# Lady mabel college..Yorkshire



## Mikeymutt (Jan 8, 2018)

After heading up for a festive week in Scotland with the girlfriend I had this place in mind.the weather was atrocious though and I half wondered if to bother.but the rain cleared my end and the snow that end was starting to thaw and I had some time spare so I made the small diversion.set in the grounds of a large hall, the hall was given over in a lease to west riding council as a college to teach physical education.the school ran from 1949 to 1979 in the house.and expanded into the grounds,the lease was given up in 1988..on visiting here the explore is split into three bits.the modern accommodation blocks,the modern classrooms and pool,and finally in the stable blocks were the classrooms and big sports hall and changing rooms.i decided to miss the accommodation blocks as they looked a bit boring and concentrate on the other two bits.

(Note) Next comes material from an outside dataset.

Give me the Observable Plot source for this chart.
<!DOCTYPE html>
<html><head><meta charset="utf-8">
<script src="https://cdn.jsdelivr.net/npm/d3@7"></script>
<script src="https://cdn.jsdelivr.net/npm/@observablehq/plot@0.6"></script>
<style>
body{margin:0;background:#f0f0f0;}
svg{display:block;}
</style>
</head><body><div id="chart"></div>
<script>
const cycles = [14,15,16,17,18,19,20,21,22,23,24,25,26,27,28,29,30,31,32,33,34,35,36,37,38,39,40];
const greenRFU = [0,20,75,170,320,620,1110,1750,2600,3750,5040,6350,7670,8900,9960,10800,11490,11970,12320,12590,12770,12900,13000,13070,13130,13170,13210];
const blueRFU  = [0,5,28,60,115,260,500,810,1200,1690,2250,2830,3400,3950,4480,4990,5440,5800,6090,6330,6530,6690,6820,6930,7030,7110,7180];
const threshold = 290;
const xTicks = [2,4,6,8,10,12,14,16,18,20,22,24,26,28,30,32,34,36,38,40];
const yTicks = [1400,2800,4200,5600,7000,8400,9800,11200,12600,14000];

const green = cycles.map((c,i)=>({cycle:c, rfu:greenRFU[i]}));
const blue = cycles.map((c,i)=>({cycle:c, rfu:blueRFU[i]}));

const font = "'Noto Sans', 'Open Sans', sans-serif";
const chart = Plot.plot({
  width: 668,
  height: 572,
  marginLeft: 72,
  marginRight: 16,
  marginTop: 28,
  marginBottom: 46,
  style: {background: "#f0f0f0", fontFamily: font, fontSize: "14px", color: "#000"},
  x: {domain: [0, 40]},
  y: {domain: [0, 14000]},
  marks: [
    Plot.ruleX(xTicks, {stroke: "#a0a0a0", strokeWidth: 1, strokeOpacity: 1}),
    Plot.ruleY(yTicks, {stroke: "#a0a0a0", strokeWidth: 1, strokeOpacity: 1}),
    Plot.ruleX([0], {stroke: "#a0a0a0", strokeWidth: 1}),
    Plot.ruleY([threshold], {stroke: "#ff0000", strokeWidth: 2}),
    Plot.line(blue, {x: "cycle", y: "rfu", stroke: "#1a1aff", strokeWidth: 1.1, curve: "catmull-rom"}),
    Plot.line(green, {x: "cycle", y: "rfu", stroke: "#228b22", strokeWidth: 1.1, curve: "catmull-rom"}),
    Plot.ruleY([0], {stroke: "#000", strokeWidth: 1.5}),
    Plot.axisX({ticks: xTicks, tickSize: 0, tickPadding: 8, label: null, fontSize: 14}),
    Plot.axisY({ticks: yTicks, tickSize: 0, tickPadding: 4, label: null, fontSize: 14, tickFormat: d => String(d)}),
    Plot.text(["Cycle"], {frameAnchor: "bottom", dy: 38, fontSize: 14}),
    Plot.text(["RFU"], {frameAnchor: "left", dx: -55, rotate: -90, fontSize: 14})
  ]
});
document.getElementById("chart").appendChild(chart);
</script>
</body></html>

The modern block was a bit basic just breeze block rooms but what I came here to see was the large pool.it was a great time of day as the sun was getting low and making the colours nice.



















The boiler house







the changing rooms were starting to decay really nicely



















the newer classrooms
















The hall itself is quite grand.a lot of rooms have junk in and you cant accsess most of the stable block as there is a lot of work going on.but I loved the decay here and the skylights with the snow laying on top making a blue hue to the light.


----------



## Vertigo Rod (Jan 8, 2018)

So glad you decided to go! This place looks immense - loved the pool & grand hall pics.... can't believe the floor tom still has the skin intact!!!


----------



## HughieD (Jan 8, 2018)

Think this is not a million miles from me. Superb set as always Mikey...


----------



## Brewtal (Jan 8, 2018)

Heading home to Scotland myself soon, had this in mind for either the way up or way back. You did a damn fine job of that mate, lovely pics. Saw your teaser on facebook so been looking forward to seeing these pics!


----------



## Sam Haltin (Jan 9, 2018)

That's a very good report. The entryway is about the best part of this college and the hall could be saved.


----------



## Snailsford (Jan 9, 2018)

Awesome photo's.


----------



## Potter (Jan 9, 2018)

Excellent. Parts of it look in really good condition. Those things in the boiler room are really strange.


----------



## Roderick (Jan 10, 2018)

I was just like my old school in Sheffield in the 70s, any idea what the mushroom structures were in the boiler area?


----------



## jsp77 (Jan 10, 2018)

great report Mikey and a fantastic looking building


----------



## Mikeymutt (Jan 11, 2018)

Thank you all for the lovely comments it was a lovely untouched place.not exactly sure what the things in the boiler room were


----------